Delayed motherhood is offset by more never-married women having babies.

I am fascinated by fertility patterns and was delighted to see the most recent piece from the Pew Research Center that helps reconcile the divergent trends shown by the annual fertility rate and the completed fertility rate.  The annual fertility rate – number of births relative to the number of women 15-44 – is at an all-time low; the completed fertility rate – the total number of births by women age 40-44 – is higher today than it was in 1994, over 20 years ago.  

These divergent patterns can be explained by two patterns: 1) women are having babies later in life, but 2) more women are deciding to become mothers and mothers are having more babies.  

The median age at which women become mothers has increased from 23 in 1994 to 26 in 2014. This change has been driven in part by short-term factors such declines in births to teens and the Great Recession and in part by longer trends in educational attainment, labor force participation, and delays in marriage.  The postponement in births helps to explain the decline in the current birth rate.

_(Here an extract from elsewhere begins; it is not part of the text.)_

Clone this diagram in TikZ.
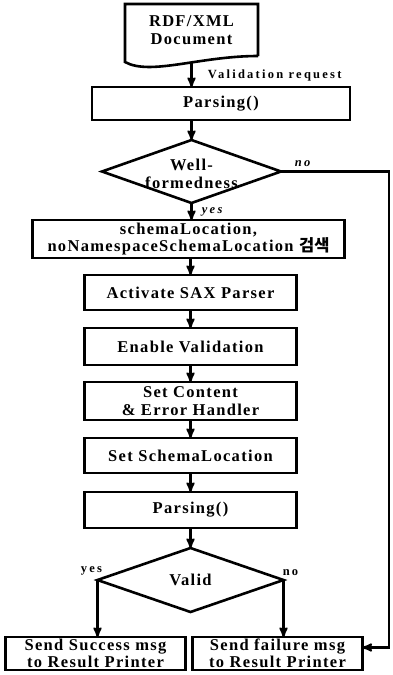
\documentclass[tikz,border=0pt]{standalone}
\usepackage{fontspec}
\setmainfont{Liberation Serif}[LetterSpace=8]
\newfontfamily\notefont{Liberation Serif}[LetterSpace=18]
\newfontfamily\kor{Noto Sans CJK KR}
\usetikzlibrary{arrows,positioning,shapes.geometric}

\begin{document}
\begin{tikzpicture}[->, >=stealth', auto, x=1pt, y=1pt, line width=2.2pt,
                box node/.style={rectangle, draw, line width=2.6pt, outer sep=0pt, minimum width=212pt,
                  minimum height=35pt, inner sep=1pt, align=center,
                  font=\fontsize{16.5}{17.5}\selectfont\bfseries},
                test node/.style={diamond, draw, line width=2.6pt, outer sep=0pt, inner sep=0pt},
                test text/.style={align=center, font=\fontsize{16.5}{18}\selectfont\bfseries},
                note/.style={font=\notefont\fontsize{12.5}{14}\selectfont\bfseries},
                slant note/.style={font=\notefont\fontsize{12.5}{14}\selectfont\bfseries\itshape}]

  \useasboundingbox (0,0) rectangle (392,-675);

  \node[box node, draw=none, minimum width=133pt, minimum height=52pt] (doc) at (191.5,-30) {RDF/XML\\Document};
  \node[box node, minimum width=258pt, minimum height=33pt, below=31pt of doc, xshift=29.5pt] (parse1) {Parsing()};
  \node[test node, minimum width=179pt, minimum height=63pt, below=20pt of parse1, xshift=-29.5pt,
        label={[test text, yshift=-2pt]center:Well-\\formedness}] (wf) {};
  \node[box node, minimum width=312pt, minimum height=38pt, below=17pt of wf, xshift=-3pt] (schema)
    {schemaLocation,\\noNamespaceSchemaLocation {\kor 검색}};
  \node[box node, below=17pt of schema, xshift=2pt] (sax) {Activate SAX Parser};
  \node[box node, minimum height=37pt, below=18pt of sax] (enable) {Enable Validation};
  \node[box node, minimum height=38pt, below=17pt of enable] (handler) {Set Content\\\& Error Handler};
  \node[box node, below=18pt of handler] (setloc) {Set SchemaLocation};
  \node[box node, minimum height=36pt, below=19pt of setloc] (parse2) {Parsing()};
  \node[test node, minimum width=186pt, minimum height=64pt, below=20pt of parse2,
        label={[test text]center:Valid}] (valid) {};
  \node[box node, minimum width=180pt, minimum height=33pt, below=25pt of valid, xshift=-95pt] (ok)
    {Send Success msg\\to Result Printer};
  \node[box node, minimum width=170pt, minimum height=33pt, below=25pt of valid, xshift=87pt] (fail)
    {Send failure msg\\to Result Printer};

  % document outline with wavy foot
  \draw[-, line width=2.6pt] (doc.south east) -- (doc.north east) -- (doc.north west)
    -- ([yshift=-6pt]doc.south west) .. controls +(25,-14) and +(-58,0) .. (doc.south east);

  \coordinate (docfoot) at ([yshift=-7pt]doc.south);
  \coordinate (turn) at ([xshift=108pt]wf.east);

  \draw (docfoot) -- (docfoot |- parse1.north) node[midway, right=12pt, note] {Validation request};
  \draw (wf.north |- parse1.south) -- (wf.north);
  \draw (wf.south) -- node[slant note, xshift=6pt] {yes} (wf.south |- schema.north);
  \draw (wf.east) -- node[pos=0.2, slant note] {no} (turn) |- ([yshift=6pt]fail.east);
  \draw (sax.north |- schema.south) -- (sax.north);
  \path (sax) edge (enable)
        (enable) edge (handler)
        (handler) edge (setloc)
        (setloc) edge (parse2)
        (parse2) edge (valid);
  \draw (valid.west) -- (valid.west |- ok.north) node[pos=0, above, xshift=-6pt, note] {yes};
  \draw (valid.east) -- (valid.east |- fail.north) node[pos=0, above, xshift=7pt, note] {no};
\end{tikzpicture}
\end{document}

But this increase in later births has not resulted in lower lifetime fertility.  One factor contributing to this outcome is an increase in motherhood among never-married women.

While the share of women at the end of their childbearing years who have never married rose from 9 percent in 1994 to 15 percent in 2014, the majority (55 percent) had at least one child in 2014 compared to less than a third (31 percent) in 1994.  This pattern occurred across all educational groups.  

Table showing the percent never-married women ages 40-44 who have ever given birth, by educational attainment

The share of women who have ever been married and had children remained roughly constant (90 percent in 2014 versus 88 percent in 1994). 

The big question is whether the decline in the annual fertility rate will persist, leading to smaller families going forward.  The interesting thing about the current report is the fact that postponement has not been associated with lower lifetime births.